Pachtähnliche Leiheformen entwickelten sich am öffentlichen Gut. Ab dem 16. Jahrhundert verliehen Dorfgemeinden ihren Bürgern gegen Geldzins zeitlich befristet Pflanz- und Torfland (Bünt-, Mooslehen), Obrigkeiten Neusiedlern gegen Zins Siedlungsplätze auf Allmenden (Allmend-, Schachenlehen).
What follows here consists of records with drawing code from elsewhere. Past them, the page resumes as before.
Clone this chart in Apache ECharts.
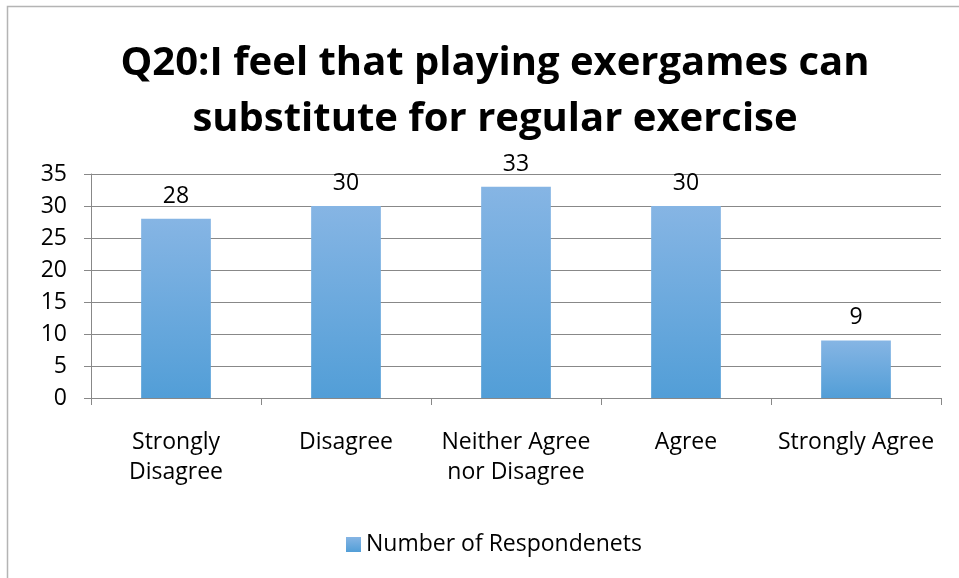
<!DOCTYPE html>
<html><head><meta charset="utf-8">
<script src="https://cdn.jsdelivr.net/npm/echarts@6/dist/echarts.min.js"></script>
<style>html,body{margin:0;padding:0;background:#fff}#c{width:959px;height:578px}</style>
</head><body><div id="c"></div>
<script>
const categories = ['Strongly\nDisagree', 'Disagree', 'Neither Agree\nnor Disagree', 'Agree', 'Strongly Agree'];
const values = [28, 30, 33, 30, 9];
const seriesName = 'Number of Respondenets';
const titleText = 'Q20:I feel that playing exergames can\nsubstitute for regular exercise';

const font = '"Open Sans", "Liberation Sans", sans-serif';
const chart = echarts.init(document.getElementById('c'), null, {renderer: 'canvas'});
const grad = new echarts.graphic.LinearGradient(0, 0, 0, 1, [
  {offset: 0, color: '#86b5e4'}, {offset: 1, color: '#529ed7'}
]);
chart.setOption({
  animation: false,
  graphic: [{type: 'rect', left: 5, top: 4, shape: {width: 980, height: 600},
    style: {fill: 'none', stroke: '#b4b4b4', lineWidth: 1.5}, silent: true}],
  title: {text: titleText, left: 490, top: 31, textAlign: 'center',
    textStyle: {fontFamily: font, fontSize: 40, fontWeight: 'bold', color: '#000', lineHeight: 56}},
  grid: {left: 91, right: 18, top: 174, bottom: 180, containLabel: false},
  legend: {bottom: 17, left: 341, itemWidth: 15, itemHeight: 15, itemGap: 8,
    icon: 'rect', textStyle: {fontFamily: font, fontSize: 23, color: '#000'}},
  xAxis: {type: 'category', data: categories,
    axisLine: {lineStyle: {color: '#888', width: 1}},
    axisTick: {show: true, length: 7, lineStyle: {color: '#888'}},
    axisLabel: {fontFamily: font, fontSize: 23, color: '#000', lineHeight: 30, margin: 29, interval: 0}},
  yAxis: {type: 'value', min: 0, max: 35, interval: 5,
    axisLine: {show: true, lineStyle: {color: '#888'}},
    axisTick: {show: true, length: 7, lineStyle: {color: '#888'}},
    splitLine: {lineStyle: {color: '#888', width: 1}},
    axisLabel: {fontFamily: font, fontSize: 23, color: '#000', margin: 24}},
  series: [{name: seriesName, type: 'bar', data: values, barWidth: '41%',
    itemStyle: {color: grad},
    label: {show: true, position: 'top', distance: 11, fontFamily: font, fontSize: 23, color: '#000'}}]
});
</script></body></html>
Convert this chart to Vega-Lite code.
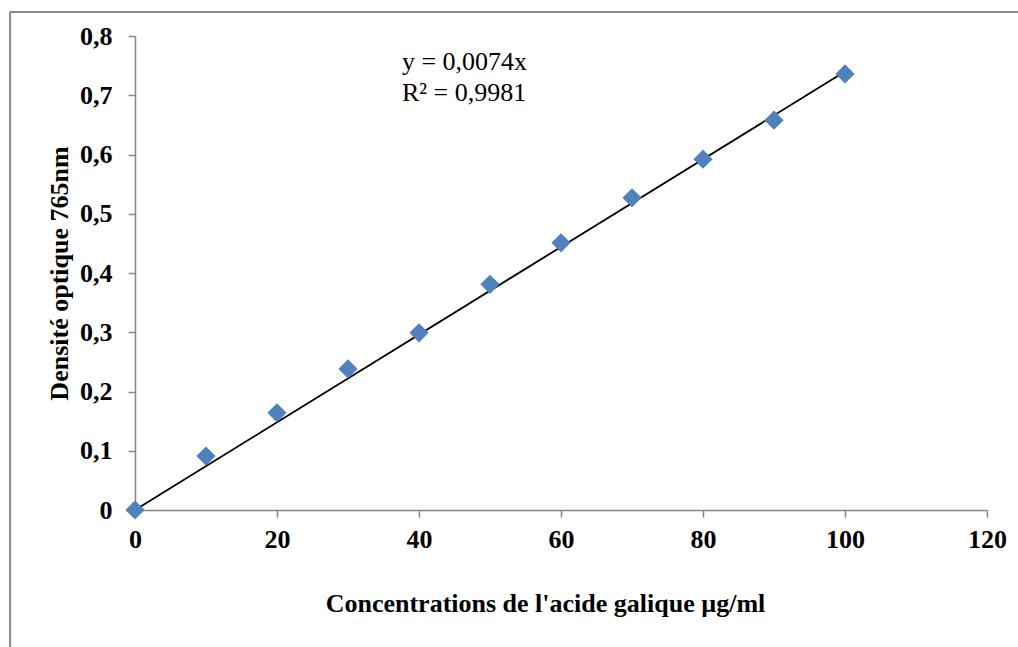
{
  "$schema": "https://vega.github.io/schema/vega-lite/v6.json",
  "width": 852,
  "height": 474,
  "autosize": {"type": "none"},
  "padding": {"left": 135, "top": 36, "right": 31, "bottom": 137},
  "background": "white",
  "config": {
    "view": {"stroke": null},
    "font": "Liberation Serif",
    "axis": {
      "grid": false,
      "labelFlush": false,
      "labelOverlap": false,
      "domainColor": "#868686",
      "domainWidth": 1.5,
      "tickColor": "#868686",
      "tickWidth": 1.5,
      "tickSize": 7,
      "labelFont": "Liberation Serif",
      "labelFontSize": 26,
      "labelFontWeight": "bold",
      "labelColor": "black",
      "titleFont": "Liberation Serif",
      "titleFontSize": 26,
      "titleFontWeight": "bold",
      "titleColor": "black"
    }
  },
  "datasets": {
    "mesures": [
      {"concentration": 0, "densite": 0},
      {"concentration": 10, "densite": 0.091},
      {"concentration": 20, "densite": 0.164},
      {"concentration": 30, "densite": 0.238},
      {"concentration": 40, "densite": 0.299},
      {"concentration": 50, "densite": 0.381},
      {"concentration": 60, "densite": 0.451},
      {"concentration": 70, "densite": 0.527},
      {"concentration": 80, "densite": 0.592},
      {"concentration": 90, "densite": 0.658},
      {"concentration": 100, "densite": 0.736}
    ],
    "tendance": [
      {"concentration": 0, "densite": 0},
      {"concentration": 100, "densite": 0.74}
    ],
    "equation": [
      {"ligne": "y = 0,0074x", "x": 37.6, "y": 0.7426},
      {"ligne": "R² = 0,9981", "x": 37.6, "y": 0.6903}
    ],
    "cadre": [{}]
  },
  "layer": [
    {
      "data": {"name": "cadre"},
      "mark": {"type": "rule", "color": "#8a8a8a", "strokeWidth": 2, "clip": false},
      "encoding": {
        "x": {"datum": -17.6, "type": "quantitative", "scale": {"domain": [0, 120]}},
        "x2": {"datum": 124.5},
        "y": {"datum": 0.8405, "type": "quantitative", "scale": {"domain": [0, 0.8]}}
      }
    },
    {
      "data": {"name": "cadre"},
      "mark": {"type": "rule", "color": "#8a8a8a", "strokeWidth": 2, "clip": false},
      "encoding": {
        "x": {"datum": -17.6, "type": "quantitative"},
        "y": {"datum": 0.8405, "type": "quantitative"},
        "y2": {"datum": -0.24}
      }
    },
    {
      "data": {"name": "tendance"},
      "mark": {"type": "line", "color": "black", "strokeWidth": 1.8},
      "encoding": {
        "x": {"field": "concentration", "type": "quantitative"},
        "y": {"field": "densite", "type": "quantitative"}
      }
    },
    {
      "data": {"name": "mesures"},
      "mark": {"type": "point", "shape": "diamond", "filled": true, "opacity": 1, "color": "#4F81BD", "size": 370},
      "encoding": {
        "x": {
          "field": "concentration",
          "type": "quantitative",
          "scale": {"domain": [0, 120], "nice": false},
          "axis": {
            "values": [0, 20, 40, 60, 80, 100, 120],
            "labelPadding": 9,
            "title": "Concentrations de l'acide galique µg/ml",
            "titleX": 410,
            "titleY": 101,
            "titleBaseline": "alphabetic",
            "titleAnchor": null
          }
        },
        "y": {
          "field": "densite",
          "type": "quantitative",
          "scale": {"domain": [0, 0.8], "nice": false},
          "axis": {
            "values": [0, 0.1, 0.2, 0.3, 0.4, 0.5, 0.6, 0.7, 0.8],
            "labelExpr": "datum.value == 0 ? '0' : replace(format(datum.value, '.1f'), '.', ',')",
            "labelPadding": 16,
            "title": "Densité optique 765nm",
            "titleX": -68,
            "titleY": 237,
            "titleBaseline": "alphabetic",
            "titleAnchor": null
          }
        }
      }
    },
    {
      "data": {"name": "equation"},
      "mark": {"type": "text", "align": "left", "baseline": "alphabetic", "font": "Liberation Serif", "fontSize": 26, "color": "black"},
      "encoding": {
        "x": {"field": "x", "type": "quantitative"},
        "y": {"field": "y", "type": "quantitative"},
        "text": {"field": "ligne"}
      }
    }
  ]
}
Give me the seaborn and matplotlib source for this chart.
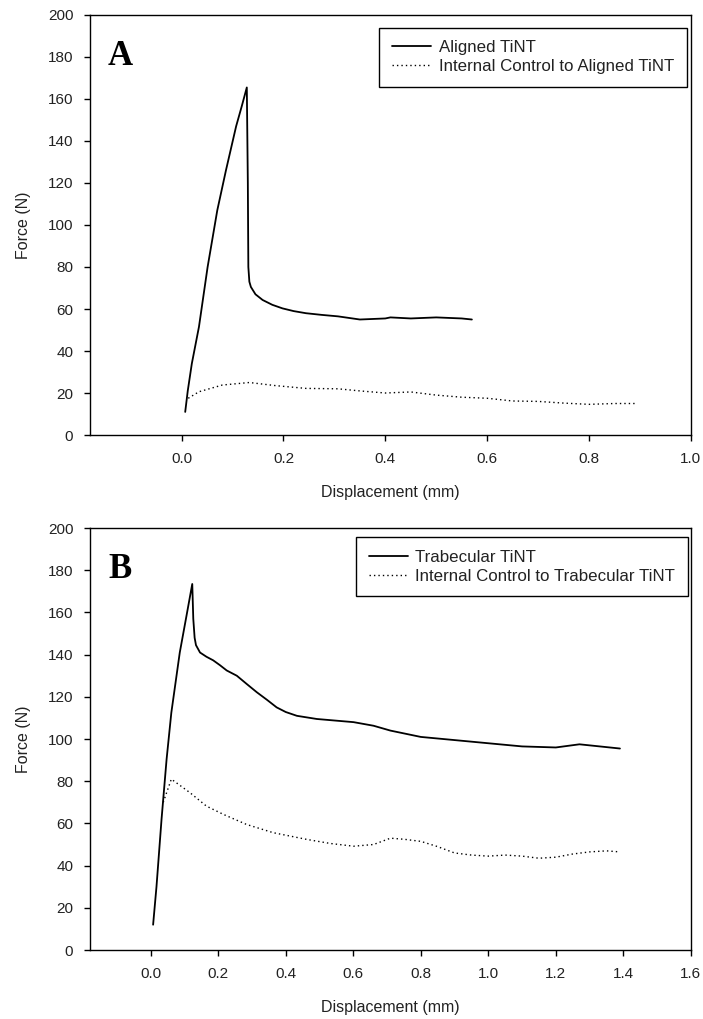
import numpy as np
import pandas as pd
import seaborn as sns
import matplotlib.pyplot as plt

# ---------------- data ----------------
# Panel A: Aligned TiNT
a_x = [0.007, 0.012, 0.020, 0.034, 0.051, 0.070, 0.087, 0.107, 0.118, 0.128, 0.130,
       0.131, 0.133, 0.136, 0.145, 0.159, 0.178, 0.198, 0.220, 0.244, 0.275, 0.307,
       0.35, 0.40, 0.41, 0.45, 0.50, 0.55, 0.57]
a_y = [11.0, 21.0, 34.0, 51.5, 80.0, 107.0, 126.0, 147.0, 156.5, 165.5, 120.0,
       80.0, 73.0, 70.5, 67.0, 64.3, 62.0, 60.3, 59.0, 58.0, 57.2, 56.5,
       55.0, 55.5, 56.0, 55.5, 56.0, 55.5, 55.0]
# Panel A: Internal control to Aligned TiNT
ac_x = [0.013, 0.034, 0.080, 0.133, 0.185, 0.244, 0.307, 0.35, 0.40, 0.45, 0.50,
        0.55, 0.60, 0.65, 0.70, 0.75, 0.80, 0.85, 0.89]
ac_y = [17.5, 20.6, 23.8, 25.0, 23.5, 22.2, 22.0, 21.0, 20.0, 20.5, 19.0,
        18.0, 17.5, 16.2, 16.0, 15.2, 14.6, 15.0, 15.0]

# Panel B: Trabecular TiNT
b_x = [0.007, 0.017, 0.032, 0.047, 0.061, 0.086, 0.106, 0.123, 0.126, 0.130, 0.134,
       0.146, 0.165, 0.185, 0.205, 0.225, 0.255, 0.285, 0.314, 0.345, 0.373, 0.400,
       0.433, 0.492, 0.601, 0.66, 0.71, 0.80, 0.90, 1.00, 1.10, 1.20, 1.27, 1.30, 1.39]
b_y = [12.0, 30.0, 62.0, 90.5, 112.5, 141.0, 158.5, 173.5, 157.0, 148.0, 144.5,
       141.0, 139.0, 137.3, 135.0, 132.5, 130.0, 126.0, 122.2, 118.5, 115.0, 112.8,
       111.0, 109.5, 108.0, 106.3, 104.0, 101.0, 99.5, 98.0, 96.5, 96.0, 97.5, 97.0, 95.5]
# Panel B: Internal control to Trabecular TiNT
bc_x = [0.037, 0.061, 0.116, 0.165, 0.215, 0.284, 0.363, 0.463, 0.532, 0.601, 0.66,
        0.71, 0.75, 0.80, 0.85, 0.90, 0.95, 1.00, 1.05, 1.10, 1.15, 1.20, 1.25,
        1.30, 1.35, 1.39]
bc_y = [70.0, 81.0, 74.6, 68.2, 64.3, 59.5, 55.6, 52.4, 50.5, 49.2, 50.0,
        53.0, 52.5, 51.5, 49.0, 46.0, 45.0, 44.5, 45.0, 44.5, 43.5, 44.0, 45.5,
        46.5, 47.0, 46.5]

y_ticks = [0, 20, 40, 60, 80, 100, 120, 140, 160, 180, 200]
xa_ticks = [0.0, 0.2, 0.4, 0.6, 0.8, 1.0]
xb_ticks = [0.0, 0.2, 0.4, 0.6, 0.8, 1.0, 1.2, 1.4, 1.6]

lab_a = "Aligned TiNT"
lab_ac = "Internal Control to Aligned TiNT"
lab_b = "Trabecular TiNT"
lab_bc = "Internal Control to Trabecular TiNT"

# ---------------- style ----------------
sns.set_theme(style="ticks")
plt.rcParams['font.family'] = ['Liberation Sans', 'DejaVu Sans']
plt.rcParams['axes.edgecolor'] = 'black'
plt.rcParams['axes.linewidth'] = 1.0

fig = plt.figure(figsize=(7.03, 10.19), dpi=100)
axA = fig.add_axes([0.128, 0.5731, 0.8547, 0.4122])
axB = fig.add_axes([0.128, 0.0677, 0.8547, 0.4141])

dot = (0, (1, 2.2))


def draw(ax, x1, y1, l1, x2, y2, l2, xlim, xticks, letter, leg_anchor):
    sns.lineplot(x=x1, y=y1, ax=ax, color='black', lw=1.3, label=l1,
                 sort=False, estimator=None)
    sns.lineplot(x=x2, y=y2, ax=ax, color='black', lw=1.0, label=l2,
                 sort=False, estimator=None, linestyle=dot)
    ax.set_xlim(*xlim)
    ax.set_ylim(0, 200)
    ax.set_xticks(xticks)
    ax.set_xticklabels([f"{t:.1f}" for t in xticks])
    ax.set_yticks(y_ticks)
    ax.tick_params(direction='out', length=4, width=1, color='black',
                   labelsize=11, labelcolor='#222222', pad=8)
    for s in ax.spines.values():
        s.set_visible(True)
        s.set_color('black')
        s.set_linewidth(1.0)
    ax.set_xlabel("Displacement (mm)", fontsize=11.5, color='#222222', labelpad=14)
    ax.set_ylabel("Force (N)", fontsize=11.5, color='#222222', labelpad=12)
    ax.text(0.03, 0.94, letter, transform=ax.transAxes, fontsize=25,
            fontweight='bold', family=['Liberation Serif', 'DejaVu Serif'],
            va='top', ha='left', color='black')
    leg = ax.legend(loc='upper right', bbox_to_anchor=leg_anchor, frameon=True,
                    fancybox=False, framealpha=1, edgecolor='black',
                    fontsize=12.2, handlelength=2.3, borderpad=0.75,
                    labelspacing=0.22, handletextpad=0.45, borderaxespad=0)
    leg.get_frame().set_linewidth(1.0)
    for t in leg.get_texts():
        t.set_color('#222222')
    ax.set_facecolor('white')


draw(axA, a_x, a_y, lab_a, ac_x, ac_y, lab_ac, (-0.18, 1.0), xa_ticks, "A",
     (0.993, 0.97))
draw(axB, b_x, b_y, lab_b, bc_x, bc_y, lab_bc, (-0.18, 1.6), xb_ticks, "B",
     (0.995, 0.978))

fig.savefig("out.png", dpi=100, facecolor='white')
Bei der pachtähnlichen Ämter-Leihe stand der Inhaber in einem öffentlichen Auftrag – ein Zolllehen ermächtigte zur Zollerhebung, ein Salzlehen zum Salinenbetrieb, ein Pfründerlehen zur Seelsorge im Kirchspiel, ein Zehntlehen zur Eintreibung des Zehnten. Zu dieser Kategorie gehörten die mittelalterlichen grundherrlichen Ämter, unter anderem von Meier und Keller, deren Verwaltungs- und Gerichtsaufgaben an die Hofleihe der Meier-, Keller- (Keln-), Fron- und Twinghöfe gebunden war.